For anyone intent on improving their fitness levels, injuries can derail the best of intentions and break your exercise habits. The best way to keep on track with your exercise goals is to remain injury-free. Here are a few exercise tips for newbies to prevent strains and sprains when working out.
You may want to get results quickly, but there’s a risk to undertaking too high-intensity training too quickly. This is especially important advice for beginners. There’s a greater risk of an injury when moving from low-intensity activities to high-intensity activities. It’s wise to be aware of one’s limits, and it’s recommended that anyone embarking on an exercise programme have one developed especially for them by a professional trainer or physiotherapist. Knowing why you’re exercising is also key to a more effective workout. If your goal is to enhance overall health, then progressing at a slower pace is more ideal.
It may come as a surprise to some, but even a sedate activity such as walking can take its toll especially if there’s a big jump in duration – such as moving from walking around a shopping centre to a rigorous five-kilometre walk. For those just starting to improve their functional fitness, a low-impact type of training such as swimming or cycling may be better.
It’s ideal to choose a form of activity that you’re comfortable with and one that your body can handle. This means beginners have to find the perfect line between balance (what your body can handle) and complexity. While boot camps do produce results, these have been known to cause injuries for those who haven’t exercised in a long time.

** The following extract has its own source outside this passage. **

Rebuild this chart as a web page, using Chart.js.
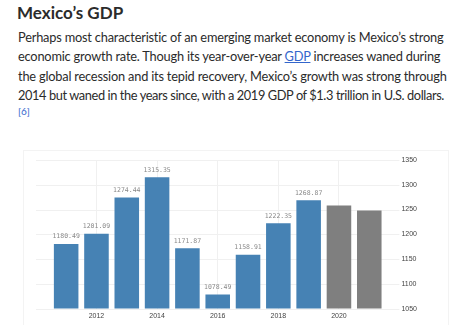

Normal progression is critical if beginners want to keep injuries at bay and remain positive and motivated towards their fitness goals. A good rule of thumb is an increase in distance or duration of your exercise of 10% every 1-2 weeks. Starting slowly, monitoring its impact on your body and move towards higher intensity activities or increase the distances covered slowly for better chances of success. Beginners can research what the normal progression is for their chosen form of exercise and use this as a guideline.